-------- RECORDED INFORMATION --------
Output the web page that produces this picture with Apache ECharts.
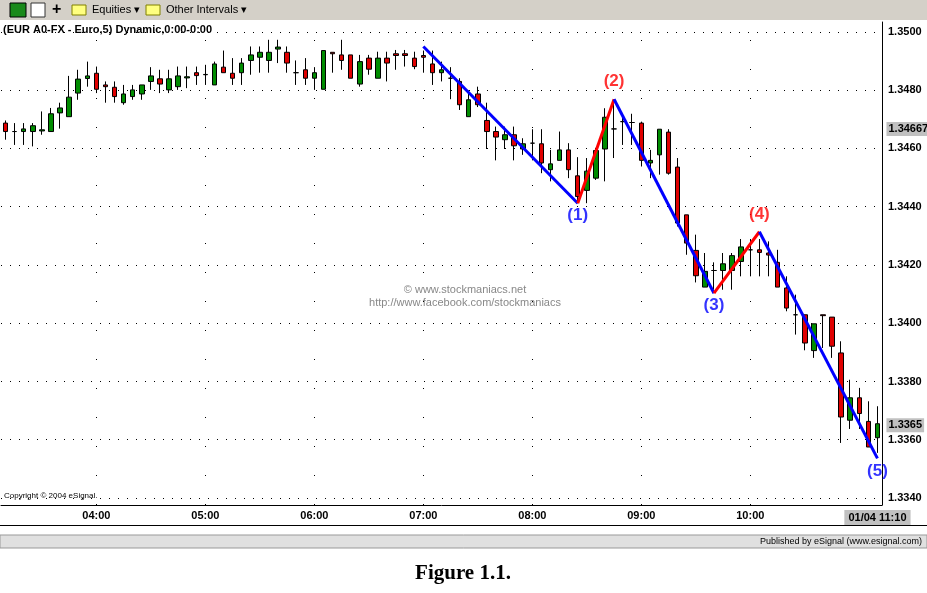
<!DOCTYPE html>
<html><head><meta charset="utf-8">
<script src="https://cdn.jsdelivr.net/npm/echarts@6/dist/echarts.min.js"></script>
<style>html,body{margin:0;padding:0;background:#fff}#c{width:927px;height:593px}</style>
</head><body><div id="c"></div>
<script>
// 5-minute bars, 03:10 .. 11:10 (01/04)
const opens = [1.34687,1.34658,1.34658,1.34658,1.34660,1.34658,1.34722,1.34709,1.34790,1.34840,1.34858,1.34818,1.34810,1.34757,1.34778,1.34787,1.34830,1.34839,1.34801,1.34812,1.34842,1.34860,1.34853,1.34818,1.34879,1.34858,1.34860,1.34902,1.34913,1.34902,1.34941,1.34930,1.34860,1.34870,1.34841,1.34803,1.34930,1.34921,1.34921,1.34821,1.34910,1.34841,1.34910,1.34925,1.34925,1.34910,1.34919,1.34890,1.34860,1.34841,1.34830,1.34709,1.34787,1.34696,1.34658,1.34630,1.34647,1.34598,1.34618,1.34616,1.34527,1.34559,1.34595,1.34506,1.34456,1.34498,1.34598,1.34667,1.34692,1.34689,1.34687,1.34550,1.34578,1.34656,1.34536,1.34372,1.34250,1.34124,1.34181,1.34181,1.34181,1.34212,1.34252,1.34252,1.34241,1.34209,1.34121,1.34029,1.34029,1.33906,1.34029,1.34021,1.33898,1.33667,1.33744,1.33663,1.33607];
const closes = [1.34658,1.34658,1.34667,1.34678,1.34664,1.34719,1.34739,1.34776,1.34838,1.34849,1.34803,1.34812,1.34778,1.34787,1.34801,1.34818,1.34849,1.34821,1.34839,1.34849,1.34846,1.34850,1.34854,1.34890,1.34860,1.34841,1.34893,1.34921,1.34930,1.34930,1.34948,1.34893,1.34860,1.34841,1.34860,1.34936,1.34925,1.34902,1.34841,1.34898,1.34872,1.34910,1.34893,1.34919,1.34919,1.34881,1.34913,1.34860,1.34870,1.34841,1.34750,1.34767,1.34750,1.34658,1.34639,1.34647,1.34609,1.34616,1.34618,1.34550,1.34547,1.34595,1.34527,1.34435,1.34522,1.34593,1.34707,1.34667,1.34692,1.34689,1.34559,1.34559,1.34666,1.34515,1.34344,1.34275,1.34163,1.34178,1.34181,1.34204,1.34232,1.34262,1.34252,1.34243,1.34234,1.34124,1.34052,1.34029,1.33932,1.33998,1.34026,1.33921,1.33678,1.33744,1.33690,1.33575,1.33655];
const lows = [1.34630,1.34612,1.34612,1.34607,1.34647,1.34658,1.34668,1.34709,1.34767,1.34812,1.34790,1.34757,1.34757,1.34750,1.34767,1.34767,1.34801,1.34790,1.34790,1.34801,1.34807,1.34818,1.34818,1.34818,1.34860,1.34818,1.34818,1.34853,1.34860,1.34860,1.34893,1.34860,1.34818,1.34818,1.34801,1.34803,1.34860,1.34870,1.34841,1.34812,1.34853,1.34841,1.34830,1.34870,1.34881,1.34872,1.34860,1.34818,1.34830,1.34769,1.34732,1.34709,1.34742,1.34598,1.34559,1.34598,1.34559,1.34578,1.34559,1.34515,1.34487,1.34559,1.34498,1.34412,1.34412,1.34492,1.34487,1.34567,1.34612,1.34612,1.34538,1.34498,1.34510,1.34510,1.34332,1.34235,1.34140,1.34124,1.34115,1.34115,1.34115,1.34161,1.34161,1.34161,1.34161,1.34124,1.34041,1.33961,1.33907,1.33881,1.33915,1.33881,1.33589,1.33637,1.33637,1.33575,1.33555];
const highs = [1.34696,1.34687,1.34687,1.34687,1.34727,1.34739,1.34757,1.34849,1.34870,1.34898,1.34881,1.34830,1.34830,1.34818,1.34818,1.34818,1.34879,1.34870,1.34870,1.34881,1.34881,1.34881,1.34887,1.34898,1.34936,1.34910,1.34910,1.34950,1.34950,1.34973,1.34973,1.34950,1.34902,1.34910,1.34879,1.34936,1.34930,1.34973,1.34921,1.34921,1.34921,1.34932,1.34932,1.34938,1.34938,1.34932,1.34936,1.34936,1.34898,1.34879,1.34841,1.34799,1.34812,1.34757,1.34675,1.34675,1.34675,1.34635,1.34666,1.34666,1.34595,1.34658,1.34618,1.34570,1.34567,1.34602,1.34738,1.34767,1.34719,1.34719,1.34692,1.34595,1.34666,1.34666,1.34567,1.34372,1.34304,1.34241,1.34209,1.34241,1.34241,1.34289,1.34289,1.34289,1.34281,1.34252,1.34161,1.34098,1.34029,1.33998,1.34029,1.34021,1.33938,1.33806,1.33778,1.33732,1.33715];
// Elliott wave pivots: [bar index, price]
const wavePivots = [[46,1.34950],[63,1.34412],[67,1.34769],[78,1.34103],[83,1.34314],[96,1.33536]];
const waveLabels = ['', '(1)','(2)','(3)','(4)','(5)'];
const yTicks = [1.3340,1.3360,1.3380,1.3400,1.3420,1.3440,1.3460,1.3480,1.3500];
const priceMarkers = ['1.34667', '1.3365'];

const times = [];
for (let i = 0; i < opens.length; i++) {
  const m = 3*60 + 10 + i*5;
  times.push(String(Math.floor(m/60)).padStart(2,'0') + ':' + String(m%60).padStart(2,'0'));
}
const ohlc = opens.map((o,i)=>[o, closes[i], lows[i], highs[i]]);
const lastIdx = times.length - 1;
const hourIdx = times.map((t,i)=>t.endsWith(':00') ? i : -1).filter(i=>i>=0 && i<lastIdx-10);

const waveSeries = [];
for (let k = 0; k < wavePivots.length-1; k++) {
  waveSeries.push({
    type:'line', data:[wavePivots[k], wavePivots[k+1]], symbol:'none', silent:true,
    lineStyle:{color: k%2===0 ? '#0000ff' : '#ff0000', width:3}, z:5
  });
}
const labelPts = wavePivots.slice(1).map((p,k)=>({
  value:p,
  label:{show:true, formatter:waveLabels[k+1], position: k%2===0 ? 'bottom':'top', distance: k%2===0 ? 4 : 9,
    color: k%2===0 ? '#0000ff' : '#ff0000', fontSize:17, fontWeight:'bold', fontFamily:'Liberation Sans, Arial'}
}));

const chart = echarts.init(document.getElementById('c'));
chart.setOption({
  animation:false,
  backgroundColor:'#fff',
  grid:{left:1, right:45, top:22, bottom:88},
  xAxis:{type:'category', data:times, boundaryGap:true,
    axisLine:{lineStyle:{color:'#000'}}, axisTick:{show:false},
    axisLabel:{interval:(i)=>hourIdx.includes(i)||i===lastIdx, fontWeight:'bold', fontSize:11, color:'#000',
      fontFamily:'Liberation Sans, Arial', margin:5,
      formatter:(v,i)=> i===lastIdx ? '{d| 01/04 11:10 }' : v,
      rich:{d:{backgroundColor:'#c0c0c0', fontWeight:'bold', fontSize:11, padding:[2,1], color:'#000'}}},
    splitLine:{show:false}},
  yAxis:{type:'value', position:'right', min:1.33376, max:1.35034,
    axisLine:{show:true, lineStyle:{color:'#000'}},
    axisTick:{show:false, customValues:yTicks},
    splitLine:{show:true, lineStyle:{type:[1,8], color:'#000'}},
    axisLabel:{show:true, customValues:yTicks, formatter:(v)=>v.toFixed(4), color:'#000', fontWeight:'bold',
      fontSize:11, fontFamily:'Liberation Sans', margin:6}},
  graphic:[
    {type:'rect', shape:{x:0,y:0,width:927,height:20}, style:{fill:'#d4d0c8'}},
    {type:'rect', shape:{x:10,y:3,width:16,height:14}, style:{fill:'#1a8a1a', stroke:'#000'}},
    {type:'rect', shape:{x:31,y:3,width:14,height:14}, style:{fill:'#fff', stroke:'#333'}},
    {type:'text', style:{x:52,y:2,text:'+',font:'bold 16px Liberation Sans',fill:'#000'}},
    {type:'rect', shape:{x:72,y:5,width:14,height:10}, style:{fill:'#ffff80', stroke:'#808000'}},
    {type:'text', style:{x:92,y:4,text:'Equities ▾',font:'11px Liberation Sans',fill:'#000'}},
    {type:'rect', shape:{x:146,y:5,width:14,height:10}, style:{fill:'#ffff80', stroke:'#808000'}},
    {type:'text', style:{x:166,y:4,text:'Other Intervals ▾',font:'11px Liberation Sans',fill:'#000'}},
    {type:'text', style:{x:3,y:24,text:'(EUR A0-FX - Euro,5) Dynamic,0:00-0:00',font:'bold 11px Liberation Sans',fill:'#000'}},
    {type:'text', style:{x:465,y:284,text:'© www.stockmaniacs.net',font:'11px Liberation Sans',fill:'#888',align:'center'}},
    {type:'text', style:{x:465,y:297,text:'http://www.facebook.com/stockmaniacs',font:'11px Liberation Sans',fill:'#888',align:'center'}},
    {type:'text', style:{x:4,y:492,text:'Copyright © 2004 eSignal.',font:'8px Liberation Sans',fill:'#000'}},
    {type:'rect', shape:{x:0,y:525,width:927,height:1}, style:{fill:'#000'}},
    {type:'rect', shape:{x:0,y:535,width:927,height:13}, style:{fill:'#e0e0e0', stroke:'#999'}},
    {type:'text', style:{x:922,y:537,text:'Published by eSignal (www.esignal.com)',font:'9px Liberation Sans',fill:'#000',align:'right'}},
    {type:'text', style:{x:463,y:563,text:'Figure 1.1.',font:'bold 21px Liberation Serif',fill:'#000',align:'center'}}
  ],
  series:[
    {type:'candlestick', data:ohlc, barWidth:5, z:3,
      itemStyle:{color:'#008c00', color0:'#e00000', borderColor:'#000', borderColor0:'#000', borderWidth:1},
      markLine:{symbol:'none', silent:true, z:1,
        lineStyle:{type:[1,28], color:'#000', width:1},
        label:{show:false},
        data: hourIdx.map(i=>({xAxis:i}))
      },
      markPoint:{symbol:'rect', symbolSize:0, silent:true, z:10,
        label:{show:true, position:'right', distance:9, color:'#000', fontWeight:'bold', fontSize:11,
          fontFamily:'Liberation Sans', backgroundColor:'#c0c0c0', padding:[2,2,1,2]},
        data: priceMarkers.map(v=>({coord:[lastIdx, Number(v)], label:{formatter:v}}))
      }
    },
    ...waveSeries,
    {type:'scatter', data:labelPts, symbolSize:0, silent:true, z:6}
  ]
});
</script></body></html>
--------
-------- RECORDED INFORMATION --------
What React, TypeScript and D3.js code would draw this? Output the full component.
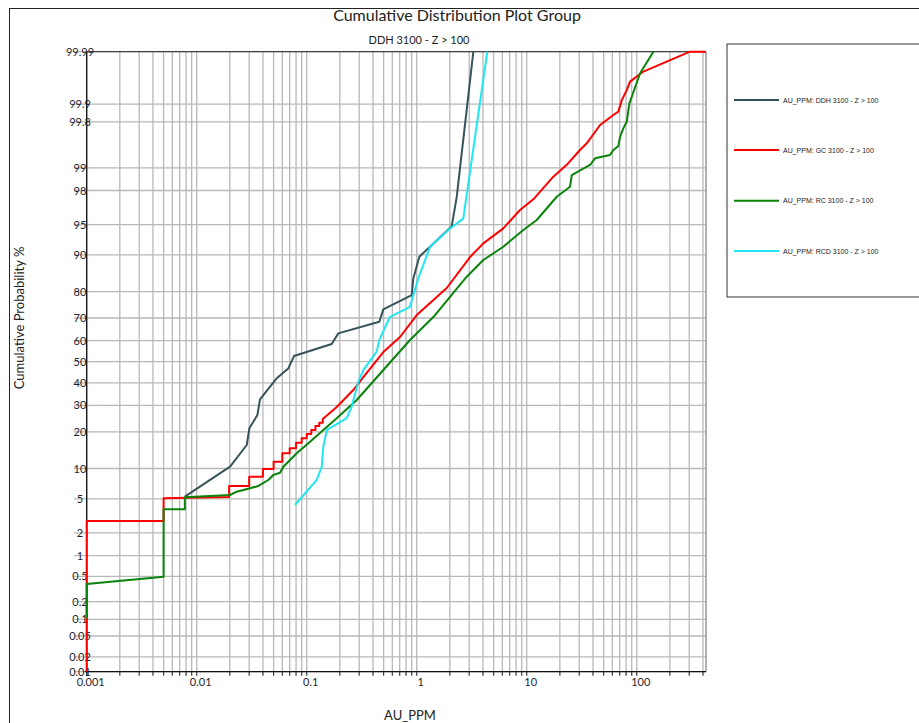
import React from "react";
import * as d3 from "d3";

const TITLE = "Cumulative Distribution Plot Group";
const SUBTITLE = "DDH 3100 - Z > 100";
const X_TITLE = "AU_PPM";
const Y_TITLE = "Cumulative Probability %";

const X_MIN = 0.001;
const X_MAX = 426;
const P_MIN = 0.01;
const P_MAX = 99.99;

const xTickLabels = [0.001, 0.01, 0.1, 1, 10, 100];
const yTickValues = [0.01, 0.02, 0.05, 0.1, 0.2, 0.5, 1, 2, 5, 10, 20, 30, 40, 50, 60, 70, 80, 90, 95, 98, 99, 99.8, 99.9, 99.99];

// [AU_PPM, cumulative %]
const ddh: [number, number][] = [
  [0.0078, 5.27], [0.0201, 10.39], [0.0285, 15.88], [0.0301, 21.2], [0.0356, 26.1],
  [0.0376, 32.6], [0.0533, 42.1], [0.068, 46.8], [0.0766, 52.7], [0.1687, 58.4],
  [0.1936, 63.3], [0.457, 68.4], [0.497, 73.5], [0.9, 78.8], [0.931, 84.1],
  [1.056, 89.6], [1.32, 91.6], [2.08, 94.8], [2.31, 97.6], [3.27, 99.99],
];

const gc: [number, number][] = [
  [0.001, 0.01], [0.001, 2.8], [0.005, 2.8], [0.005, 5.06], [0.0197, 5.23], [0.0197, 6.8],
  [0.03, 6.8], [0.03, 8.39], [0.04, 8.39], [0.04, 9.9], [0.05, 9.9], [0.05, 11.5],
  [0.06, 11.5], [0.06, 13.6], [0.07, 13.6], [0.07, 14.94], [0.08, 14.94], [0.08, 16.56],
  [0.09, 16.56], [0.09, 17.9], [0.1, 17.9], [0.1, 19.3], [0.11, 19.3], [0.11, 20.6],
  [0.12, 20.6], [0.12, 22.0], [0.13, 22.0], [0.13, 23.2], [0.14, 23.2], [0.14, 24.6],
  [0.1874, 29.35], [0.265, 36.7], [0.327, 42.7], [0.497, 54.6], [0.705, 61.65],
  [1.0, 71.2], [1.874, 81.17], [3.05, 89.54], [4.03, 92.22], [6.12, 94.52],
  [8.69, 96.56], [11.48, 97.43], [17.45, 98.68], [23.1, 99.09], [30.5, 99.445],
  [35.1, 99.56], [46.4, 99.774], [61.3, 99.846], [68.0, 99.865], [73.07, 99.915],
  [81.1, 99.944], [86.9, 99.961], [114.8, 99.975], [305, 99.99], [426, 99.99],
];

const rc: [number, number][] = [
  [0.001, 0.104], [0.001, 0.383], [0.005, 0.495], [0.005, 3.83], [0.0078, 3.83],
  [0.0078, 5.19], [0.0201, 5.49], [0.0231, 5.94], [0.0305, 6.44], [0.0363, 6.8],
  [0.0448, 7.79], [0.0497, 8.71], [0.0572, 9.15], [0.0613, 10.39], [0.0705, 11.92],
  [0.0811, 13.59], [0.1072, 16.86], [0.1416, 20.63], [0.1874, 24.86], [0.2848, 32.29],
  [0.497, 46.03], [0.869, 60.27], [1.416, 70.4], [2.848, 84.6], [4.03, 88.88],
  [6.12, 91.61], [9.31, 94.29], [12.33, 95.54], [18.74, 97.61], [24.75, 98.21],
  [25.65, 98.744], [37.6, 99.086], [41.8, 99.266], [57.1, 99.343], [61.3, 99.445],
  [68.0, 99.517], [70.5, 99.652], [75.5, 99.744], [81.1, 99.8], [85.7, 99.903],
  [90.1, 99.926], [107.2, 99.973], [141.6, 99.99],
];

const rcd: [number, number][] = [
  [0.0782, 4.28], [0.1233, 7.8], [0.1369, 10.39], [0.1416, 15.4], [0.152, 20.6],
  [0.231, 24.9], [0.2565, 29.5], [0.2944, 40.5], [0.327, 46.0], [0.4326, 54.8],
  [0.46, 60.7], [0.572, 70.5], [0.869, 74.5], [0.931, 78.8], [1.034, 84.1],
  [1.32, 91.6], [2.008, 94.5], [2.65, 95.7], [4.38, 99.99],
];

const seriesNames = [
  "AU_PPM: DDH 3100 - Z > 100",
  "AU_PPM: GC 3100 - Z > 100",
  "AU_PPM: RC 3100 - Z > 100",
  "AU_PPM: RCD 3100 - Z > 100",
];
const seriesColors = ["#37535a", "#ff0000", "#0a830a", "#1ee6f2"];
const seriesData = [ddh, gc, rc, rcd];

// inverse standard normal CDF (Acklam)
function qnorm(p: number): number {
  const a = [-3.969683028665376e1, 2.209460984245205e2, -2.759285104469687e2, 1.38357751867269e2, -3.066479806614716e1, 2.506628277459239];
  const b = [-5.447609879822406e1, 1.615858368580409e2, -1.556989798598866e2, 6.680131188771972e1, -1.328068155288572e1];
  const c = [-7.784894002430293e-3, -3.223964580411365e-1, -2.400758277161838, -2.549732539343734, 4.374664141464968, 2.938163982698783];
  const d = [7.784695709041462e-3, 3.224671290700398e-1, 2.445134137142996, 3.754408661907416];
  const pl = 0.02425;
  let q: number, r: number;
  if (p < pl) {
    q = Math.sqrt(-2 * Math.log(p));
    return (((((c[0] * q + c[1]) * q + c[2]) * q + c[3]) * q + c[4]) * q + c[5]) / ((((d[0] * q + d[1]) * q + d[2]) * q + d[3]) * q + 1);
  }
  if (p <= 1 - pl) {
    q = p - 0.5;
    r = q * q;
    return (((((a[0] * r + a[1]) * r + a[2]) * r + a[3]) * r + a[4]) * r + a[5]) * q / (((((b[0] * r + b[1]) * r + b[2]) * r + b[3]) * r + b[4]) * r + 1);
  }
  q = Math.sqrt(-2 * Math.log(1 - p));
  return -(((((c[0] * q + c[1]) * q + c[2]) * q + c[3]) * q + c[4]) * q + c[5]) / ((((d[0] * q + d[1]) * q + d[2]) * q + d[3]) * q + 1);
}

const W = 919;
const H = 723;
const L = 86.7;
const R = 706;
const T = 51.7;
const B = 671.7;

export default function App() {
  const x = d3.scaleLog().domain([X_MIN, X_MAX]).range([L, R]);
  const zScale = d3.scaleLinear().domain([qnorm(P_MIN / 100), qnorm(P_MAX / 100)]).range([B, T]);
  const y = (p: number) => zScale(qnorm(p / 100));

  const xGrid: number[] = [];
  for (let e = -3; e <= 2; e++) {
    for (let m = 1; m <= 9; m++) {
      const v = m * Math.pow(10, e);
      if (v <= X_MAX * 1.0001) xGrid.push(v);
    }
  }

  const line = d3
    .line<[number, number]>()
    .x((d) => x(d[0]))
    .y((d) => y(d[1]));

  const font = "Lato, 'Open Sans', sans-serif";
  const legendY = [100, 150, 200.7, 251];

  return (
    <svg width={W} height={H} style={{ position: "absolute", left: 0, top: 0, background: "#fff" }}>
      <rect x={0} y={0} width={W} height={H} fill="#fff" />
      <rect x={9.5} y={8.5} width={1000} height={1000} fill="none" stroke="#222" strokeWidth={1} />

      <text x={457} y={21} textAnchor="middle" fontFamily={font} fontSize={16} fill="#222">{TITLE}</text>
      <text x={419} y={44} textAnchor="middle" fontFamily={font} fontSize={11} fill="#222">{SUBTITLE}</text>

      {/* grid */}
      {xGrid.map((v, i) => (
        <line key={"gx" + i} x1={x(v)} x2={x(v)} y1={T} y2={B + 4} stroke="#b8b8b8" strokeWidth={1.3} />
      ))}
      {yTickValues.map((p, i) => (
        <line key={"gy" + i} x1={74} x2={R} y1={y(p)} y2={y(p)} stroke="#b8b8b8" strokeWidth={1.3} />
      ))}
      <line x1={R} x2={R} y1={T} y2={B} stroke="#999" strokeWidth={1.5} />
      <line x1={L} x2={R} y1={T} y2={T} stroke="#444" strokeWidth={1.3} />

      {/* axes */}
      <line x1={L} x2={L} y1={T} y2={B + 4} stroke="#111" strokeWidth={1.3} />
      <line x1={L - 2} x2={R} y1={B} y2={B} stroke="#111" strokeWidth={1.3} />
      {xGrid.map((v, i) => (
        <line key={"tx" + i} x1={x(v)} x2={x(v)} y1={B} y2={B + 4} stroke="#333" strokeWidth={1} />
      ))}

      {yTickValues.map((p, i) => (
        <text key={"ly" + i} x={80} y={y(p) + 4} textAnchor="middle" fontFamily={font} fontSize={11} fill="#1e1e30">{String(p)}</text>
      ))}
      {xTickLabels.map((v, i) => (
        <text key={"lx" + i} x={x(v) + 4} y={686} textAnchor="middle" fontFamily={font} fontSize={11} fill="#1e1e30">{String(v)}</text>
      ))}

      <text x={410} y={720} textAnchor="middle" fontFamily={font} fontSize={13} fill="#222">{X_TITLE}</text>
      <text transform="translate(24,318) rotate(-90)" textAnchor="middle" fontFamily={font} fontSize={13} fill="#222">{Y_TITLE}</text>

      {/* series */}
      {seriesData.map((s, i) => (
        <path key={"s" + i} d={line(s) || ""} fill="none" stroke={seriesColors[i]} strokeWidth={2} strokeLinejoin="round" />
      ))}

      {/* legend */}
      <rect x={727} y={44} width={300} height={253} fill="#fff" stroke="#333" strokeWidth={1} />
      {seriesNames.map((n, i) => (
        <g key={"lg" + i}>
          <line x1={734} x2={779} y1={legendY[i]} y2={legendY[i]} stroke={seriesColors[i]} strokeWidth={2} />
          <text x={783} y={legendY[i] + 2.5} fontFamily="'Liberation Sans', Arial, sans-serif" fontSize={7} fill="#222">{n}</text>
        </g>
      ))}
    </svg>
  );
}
--------
- GOAL: Leave out the pictures and transcribe exactly the lines from the one containing "What React, TypeScript" through the one containing "99.8, 99.9, 99.99];".

- FULL SOLUTION:
What React, TypeScript and D3.js code would draw this? Output the full component.
import React from "react";
import * as d3 from "d3";

const TITLE = "Cumulative Distribution Plot Group";
const SUBTITLE = "DDH 3100 - Z > 100";
const X_TITLE = "AU_PPM";
const Y_TITLE = "Cumulative Probability %";

const X_MIN = 0.001;
const X_MAX = 426;
const P_MIN = 0.01;
const P_MAX = 99.99;

const xTickLabels = [0.001, 0.01, 0.1, 1, 10, 100];
const yTickValues = [0.01, 0.02, 0.05, 0.1, 0.2, 0.5, 1, 2, 5, 10, 20, 30, 40, 50, 60, 70, 80, 90, 95, 98, 99, 99.8, 99.9, 99.99];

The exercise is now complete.